The God of the Bible, however, of logically necessity, does not exist as creation, but as Creator, to whom no deteriorative (outworking) process, flicker of personality or breach of sufficiency by will is applicable, a mere confusion with creation, as if Einstein WERE E=mc2. Indeed, those who wish to think in this anthropomorphic manner are involving themselves in an irrelevancy, another model, a mixed up confusion of concepts. What is of creation is one thing, one mode; what creates absolutely is another. The latter is wholly dependent on the former; the former not at all on the as yet non-existent latter. What He is thus is defined.

As to those who invent other models, their locale is with some demi-urge that is being thought about and then confused with God. That leaves the necessity for God Himself right out of the equation, and hence the creation out  of it also; but the creation is.

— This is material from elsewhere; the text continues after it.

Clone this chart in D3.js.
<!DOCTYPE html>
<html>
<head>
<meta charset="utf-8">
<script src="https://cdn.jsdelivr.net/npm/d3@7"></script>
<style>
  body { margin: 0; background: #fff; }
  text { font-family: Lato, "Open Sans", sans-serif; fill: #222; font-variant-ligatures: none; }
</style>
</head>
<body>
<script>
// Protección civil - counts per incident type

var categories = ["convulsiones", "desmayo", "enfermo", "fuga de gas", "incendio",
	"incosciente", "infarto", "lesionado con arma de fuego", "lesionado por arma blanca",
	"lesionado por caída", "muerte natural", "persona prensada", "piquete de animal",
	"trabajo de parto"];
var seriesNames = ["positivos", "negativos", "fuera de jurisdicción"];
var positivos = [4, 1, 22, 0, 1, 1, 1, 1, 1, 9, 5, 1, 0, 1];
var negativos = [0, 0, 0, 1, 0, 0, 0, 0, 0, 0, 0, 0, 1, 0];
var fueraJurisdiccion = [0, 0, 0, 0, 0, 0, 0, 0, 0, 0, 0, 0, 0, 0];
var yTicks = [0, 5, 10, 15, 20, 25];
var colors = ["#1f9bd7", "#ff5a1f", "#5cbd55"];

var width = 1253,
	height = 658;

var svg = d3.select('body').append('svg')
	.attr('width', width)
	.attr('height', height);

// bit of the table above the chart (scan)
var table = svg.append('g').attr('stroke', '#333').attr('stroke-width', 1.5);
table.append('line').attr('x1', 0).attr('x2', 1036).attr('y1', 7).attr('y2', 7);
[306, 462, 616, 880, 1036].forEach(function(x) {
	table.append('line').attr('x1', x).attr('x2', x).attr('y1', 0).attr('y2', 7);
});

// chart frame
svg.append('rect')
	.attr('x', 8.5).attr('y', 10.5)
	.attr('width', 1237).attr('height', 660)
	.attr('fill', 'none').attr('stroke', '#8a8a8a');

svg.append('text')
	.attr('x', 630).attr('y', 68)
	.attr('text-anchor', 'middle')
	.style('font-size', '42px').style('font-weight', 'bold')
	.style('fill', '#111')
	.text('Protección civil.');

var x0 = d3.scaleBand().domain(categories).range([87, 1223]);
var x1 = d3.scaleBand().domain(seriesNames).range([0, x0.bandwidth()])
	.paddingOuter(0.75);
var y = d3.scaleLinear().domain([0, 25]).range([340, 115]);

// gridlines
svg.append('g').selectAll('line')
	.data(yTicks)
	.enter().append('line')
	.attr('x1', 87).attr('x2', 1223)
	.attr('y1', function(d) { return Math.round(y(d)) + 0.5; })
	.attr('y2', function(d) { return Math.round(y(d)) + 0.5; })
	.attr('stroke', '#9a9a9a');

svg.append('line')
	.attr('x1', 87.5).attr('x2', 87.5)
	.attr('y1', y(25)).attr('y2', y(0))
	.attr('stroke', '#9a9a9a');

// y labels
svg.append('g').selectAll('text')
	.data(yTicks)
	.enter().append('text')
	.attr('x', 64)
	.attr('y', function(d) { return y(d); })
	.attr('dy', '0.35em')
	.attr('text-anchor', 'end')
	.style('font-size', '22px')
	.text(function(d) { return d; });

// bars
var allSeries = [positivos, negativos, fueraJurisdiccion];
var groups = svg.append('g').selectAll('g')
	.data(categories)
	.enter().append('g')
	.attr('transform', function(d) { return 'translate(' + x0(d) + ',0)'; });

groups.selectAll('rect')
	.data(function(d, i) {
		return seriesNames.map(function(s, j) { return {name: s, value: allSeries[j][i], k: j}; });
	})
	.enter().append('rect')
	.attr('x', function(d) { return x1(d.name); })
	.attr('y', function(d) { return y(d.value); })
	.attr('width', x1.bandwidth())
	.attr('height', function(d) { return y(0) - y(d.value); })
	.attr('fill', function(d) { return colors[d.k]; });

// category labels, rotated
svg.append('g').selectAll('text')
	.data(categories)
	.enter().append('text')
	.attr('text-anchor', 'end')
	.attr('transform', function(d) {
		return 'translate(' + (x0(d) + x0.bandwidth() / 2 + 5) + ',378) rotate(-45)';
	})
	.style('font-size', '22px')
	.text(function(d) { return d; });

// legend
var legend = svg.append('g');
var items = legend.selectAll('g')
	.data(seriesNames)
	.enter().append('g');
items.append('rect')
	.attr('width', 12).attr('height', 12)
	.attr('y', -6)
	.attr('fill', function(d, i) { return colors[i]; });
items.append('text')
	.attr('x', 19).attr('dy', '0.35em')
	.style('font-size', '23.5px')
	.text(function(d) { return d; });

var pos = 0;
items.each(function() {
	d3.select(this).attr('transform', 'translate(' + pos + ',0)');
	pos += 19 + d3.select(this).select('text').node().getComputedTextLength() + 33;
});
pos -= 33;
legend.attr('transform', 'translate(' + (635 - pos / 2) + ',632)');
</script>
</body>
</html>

And so is God. He does not wear out in will or being, in composite self-sufficiency, all in one, One in all, in mutuality or in anything which constitutes His Being, either psychically or mentally or volitionally, but being self-sufficient remains unmoved; nor is He subject to those underlying processes or inherent potentials for ruin which would make Him otherwise. From the first such an imagined  Being would itself be inherently involved in creation, before He did it; and that is again, impossible, self-contradictory. If it did not exist, He could not be part of its ways, participant in its products. Since He made it exist, it is in itself extraneous to He being, though not to His wishes. In the beginning God was; and creation was produced; not vice versa.

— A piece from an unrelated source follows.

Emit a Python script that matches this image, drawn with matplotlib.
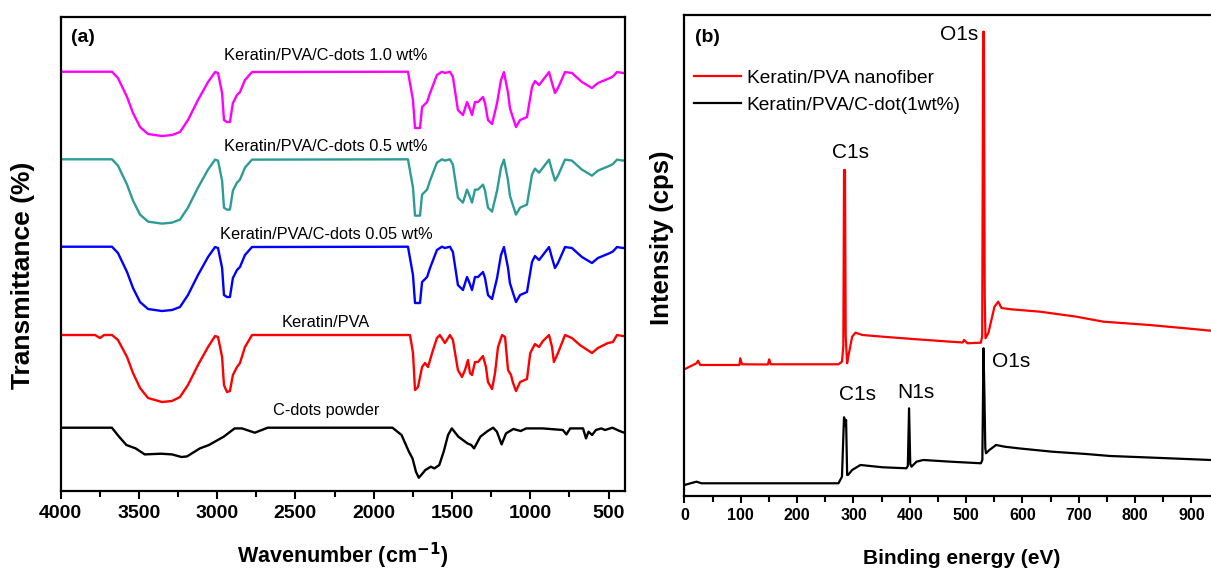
import matplotlib
matplotlib.use("Agg")
import numpy as np
import matplotlib.pyplot as plt
from matplotlib.ticker import MultipleLocator, FixedLocator

plt.rcParams["font.family"] = ["Liberation Sans", "DejaVu Sans"]

# ---- (a) FTIR spectra: wavenumber (cm-1) vs band depth below each baseline ----
wn_kpc = [4000, 3671, 3633, 3575, 3537, 3492, 3441, 3352, 3288, 3237, 3186, 3122, 3058,
          3013, 2994, 2968, 2956, 2937, 2918, 2899, 2873, 2854, 2822, 2777, 1781, 1749,
          1736, 1704, 1691, 1659, 1640, 1596, 1564, 1545, 1513, 1494, 1462, 1430, 1404,
          1391, 1372, 1353, 1334, 1302, 1289, 1270, 1244, 1212, 1187, 1168, 1142, 1130,
          1110, 1091, 1065, 1021, 989, 970, 944, 919, 880, 861, 842, 823, 778, 734, 670,
          606, 568, 491, 472, 446, 408, 393]
depth_kpc = [0, 0, 6.3, 25.3, 41.3, 55.3, 62.3, 64.3, 63.3, 60.3, 48.3, 28.3, 10.3,
             0.3, 1.3, 21.3, 48.3, 50.3, 50.3, 31.3, 23.3, 20.3, 8.3, 0.3, 0, 28.3,
             56.3, 56.3, 35.3, 30.3, 21.3, 3.3, 0, 1.3, 0, 5.3, 38.3, 43.3, 30.3,
             35, 43.3, 30.3, 30.3, 25.3, 31.3, 48.3, 52.3, 31.3, 8.3, 0.3, 21.3, 36.3,
             46.3, 55.3, 48.3, 45.3, 15.3, 9.3, 13.3, 8.3, 0.3, 11.3, 21.3, 16.3, 0.3, 1.3, 10.3,
             16.3, 11.3, 6.3, 4.7, 0.3, 1.3, 1.0]

wn_kp = [4000, 3779, 3748, 3722, 3671, 3633, 3575, 3537, 3492, 3441, 3352, 3288, 3237,
         3186, 3122, 3058, 3013, 2994, 2968, 2956, 2937, 2918, 2899, 2873, 2854, 2822,
         2777, 1781, 1768, 1749, 1736, 1717, 1691, 1672, 1653, 1627, 1596, 1577, 1545,
         1513, 1494, 1462, 1436, 1417, 1398, 1385, 1372, 1353, 1334, 1302, 1283, 1270,
         1244, 1225, 1206, 1180, 1161, 1142, 1123, 1110, 1091, 1065, 1021, 1000, 970,
         944, 919, 880, 861, 849, 823, 778, 734, 683, 606, 568, 504, 472, 446, 408, 393]
depth_kp = [0, 0, 3, 0, 0, 5, 22, 38, 53, 63, 67, 66, 62,
            50, 30, 12, 1, 2, 22, 50, 57, 56, 40, 32, 28, 12,
            0, 0, 0, 18, 55, 52, 32, 28, 32, 18, 3, 0, 8,
            0, 5, 35, 42, 35, 25, 38, 40, 27, 27, 21, 32, 47,
            54, 38, 12, 0, 2, 35, 40, 48, 56, 47, 44, 18, 9,
            12, 6, 0, 12, 27, 18, 0, 3, 10, 18, 13, 8, 7, 0, 1, 1]

wn_cd = [4000, 3672, 3626, 3579, 3520, 3462, 3358, 3288, 3227, 3192, 3110, 3052, 2958,
         2888, 2841, 2759, 2677, 1880, 1822, 1775, 1752, 1730, 1712, 1693, 1670, 1635,
         1612, 1581, 1553, 1525, 1501, 1459, 1401, 1377, 1359, 1319, 1272, 1237, 1213,
         1183, 1155, 1108, 1061, 1026, 921, 792, 769, 745, 663, 644, 628, 605, 581,
         546, 523, 476, 429, 406, 393]
depth_cd = [0, 0, 9, 17.3, 20.7, 26.7, 26, 26.7, 29.3, 28.7, 20.7, 17.3, 9,
            0.7, 0.7, 5, 0, 0, 7.3, 24, 30.7, 44, 50, 46.7, 42.3, 39,
            40.7, 37.3, 24, 7.3, 0.7, 9, 15.7, 17.3, 20.7, 9, 3.3, 0, 4,
            16.7, 5.7, 1.3, 3.3, 0.7, 0.7, 2.3, 6.7, 0.7, 0.7, 10.7, 4, 7.3, 2.3,
            0.7, 2.3, 0, 3.3, 4.7, 5]

ftir_names = ["Keratin/PVA/C-dots 1.0 wt%", "Keratin/PVA/C-dots 0.5 wt%",
              "Keratin/PVA/C-dots 0.05 wt%", "Keratin/PVA", "C-dots powder"]
ftir_wn = [wn_kpc, wn_kpc, wn_kpc, wn_kp, wn_cd]
ftir_depth = [depth_kpc, depth_kpc, depth_kpc, depth_kp, depth_cd]
ftir_colors = ["#FF00FF", "#2E9C96", "#0000FF", "#FF0000", "#000000"]
ftir_base = [419.3, 331.7, 244.3, 156.0, 63.3]
ftir_label_dy = [16, 13, 12, 13, 17.5]

# ---- (b) XPS survey: binding energy (eV) vs intensity ----
be_kp = [0, 21.3, 24.1, 28, 51.5, 97.6, 99, 102.3, 148, 150.4, 153, 171.5, 273.4, 279.6,
         282, 283.3, 285, 286.2, 288.7, 291, 297.7, 303.6, 315.8, 351.5, 411.9, 472.2,
         494, 496.2, 502.4, 526.2, 528.5, 530.2, 531.5, 533, 534.3, 539.5, 550.3, 556.9,
         562.8, 579.4, 631.3, 695.9, 743.6, 825.2, 889.4, 933.8]
int_kp = [126.7, 132.7, 135.3, 131, 131, 131, 137.7, 131.7, 131.5, 136.7, 131.7, 131.7, 131.7, 134.3,
          150, 326, 326, 160, 132.7, 140, 159.3, 163.3, 161, 159.3, 156.7, 154.3,
          153.5, 156, 152.7, 153.3, 160, 464.3, 464.3, 200, 157.7, 163, 189.3, 194.3,
          188, 186.7, 184.3, 179.3, 174.3, 171, 167.7, 165.3]

be_kpc = [0, 21.3, 30, 171.5, 273.4, 279.6, 283.2, 284.8, 285.8, 286.9, 288.8, 290.4, 297.7,
          312.4, 351.5, 393.9, 396.5, 398.7, 400.8, 403, 411.9, 423.9, 472.2, 526.2, 528.8,
          530.8, 532.5, 534, 535.2, 541.3, 553.2, 568.1, 592.2, 652.4, 712.6, 755.3, 832.6, 933.8]
int_kpc = [11, 14.3, 12.7, 12.7, 12.7, 19.3, 78.7, 76, 70, 76, 21, 21, 26,
           31, 28.7, 27.7, 30, 87.7, 32, 29.3, 34.3, 36, 34.3, 32.7, 36,
           147.7, 100, 48, 42.7, 46, 51, 49.3, 47.7, 44.3, 42, 40, 38.3, 36]

be_ticks = [0, 100, 200, 300, 400, 500, 600, 700, 800, 900]

fig = plt.figure(figsize=(12.11, 5.72), dpi=100)

# panel (a)
ax1 = fig.add_axes([0.04996, 0.1416, 0.4664, 0.8295])
for name, wn, dep, col, base, dy in zip(ftir_names, ftir_wn, ftir_depth, ftir_colors,
                                        ftir_base, ftir_label_dy):
    ax1.plot(wn, base - np.array(dep), color=col, lw=1.7, solid_joinstyle="round")
    ax1.text(2305, base + dy, name, ha="center", va="center", fontsize=11.8)
ax1.set_xlim(4000, 393)
ax1.set_ylim(0, 474.5)
ax1.set_yticks([])
ax1.xaxis.set_major_locator(MultipleLocator(500))
ax1.xaxis.set_minor_locator(MultipleLocator(250))
ax1.tick_params(axis="x", which="major", length=6, width=1.5, labelsize=14, pad=4)
ax1.tick_params(axis="x", which="minor", length=4, width=1.5)
for lab in ax1.get_xticklabels():
    lab.set_fontweight("bold")
for sp in ax1.spines.values():
    sp.set_linewidth(1.6)
ax1.text(0.04, 0.955, "(a)", transform=ax1.transAxes, ha="center", va="center",
         fontsize=14, fontweight="bold")

# panel (b)
ax2 = fig.add_axes([0.5652, 0.1329, 0.4652, 0.8409])
ax2.plot(be_kp, int_kp, color="#FF0000", lw=1.6, label="Keratin/PVA nanofiber")
ax2.plot(be_kpc, int_kpc, color="#000000", lw=1.6, label="Keratin/PVA/C-dot(1wt%)")
ax2.set_xlim(0, 1000)
ax2.set_ylim(0, 481)
ax2.set_yticks([])
ax2.xaxis.set_major_locator(FixedLocator(be_ticks))
ax2.xaxis.set_minor_locator(MultipleLocator(50))
ax2.tick_params(axis="x", which="major", length=5, width=1.5, labelsize=11.5, pad=4)
ax2.tick_params(axis="x", which="minor", length=4, width=1.5)
for lab in ax2.get_xticklabels():
    lab.set_fontweight("bold")
for sp in ax2.spines.values():
    sp.set_linewidth(1.6)
ax2.text(0.04, 0.954, "(b)", transform=ax2.transAxes, ha="center", va="center",
         fontsize=14, fontweight="bold")
ax2.legend(loc="upper left", bbox_to_anchor=(0.017, 0.887), frameon=False, fontsize=13.8,
           handlelength=2.45, handletextpad=0.3, labelspacing=0.52, borderpad=0,
           borderaxespad=0)

peak_fs = 15
ax2.text(488, 461, "O1s", ha="center", va="center", fontsize=peak_fs)
ax2.text(294.7, 343, "C1s", ha="center", va="center", fontsize=peak_fs)
ax2.text(307, 101, "C1s", ha="center", va="center", fontsize=peak_fs)
ax2.text(410, 103, "N1s", ha="center", va="center", fontsize=peak_fs)
ax2.text(579, 134, "O1s", ha="center", va="center", fontsize=peak_fs)

# axis titles
fig.text(343 / 1211, 1 - 556 / 572, "Wavenumber (cm$^{\\mathbf{-1}}$)", ha="center",
         va="center", fontsize=15.5, fontweight="bold")
fig.text(962 / 1211, 1 - 558 / 572, "Binding energy (eV)", ha="center", va="center",
         fontsize=15, fontweight="bold")
fig.text(23 / 1211, 1 - 275 / 572, "Transmittance (%)", ha="center", va="center",
         rotation=90, fontsize=19, fontweight="bold")
fig.text(662 / 1211, 1 - 238 / 572, "Intensity (cps)", ha="center", va="center",
         rotation=90, fontsize=18.5, fontweight="bold")

fig.savefig("out.png", dpi=100)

What accounts for things has to be there, not a hybrid, which merely invokes clashing terminology and principles.

If God were to change, then there would be in Himself what produces such desire, namely a lack of self-sufficiency, a void, a desire, a lack, a disproportion, a condition, a limit. The disproportion indicates a deficiency, an insufficiency, a vulnerability, a despatch from all inclusive independence by nature. All sorts of demi-urges can live and die as imagination dictates, and facts do not; but they are simply irrelevant to the issue. It is simply to change the subject. That however does not change God!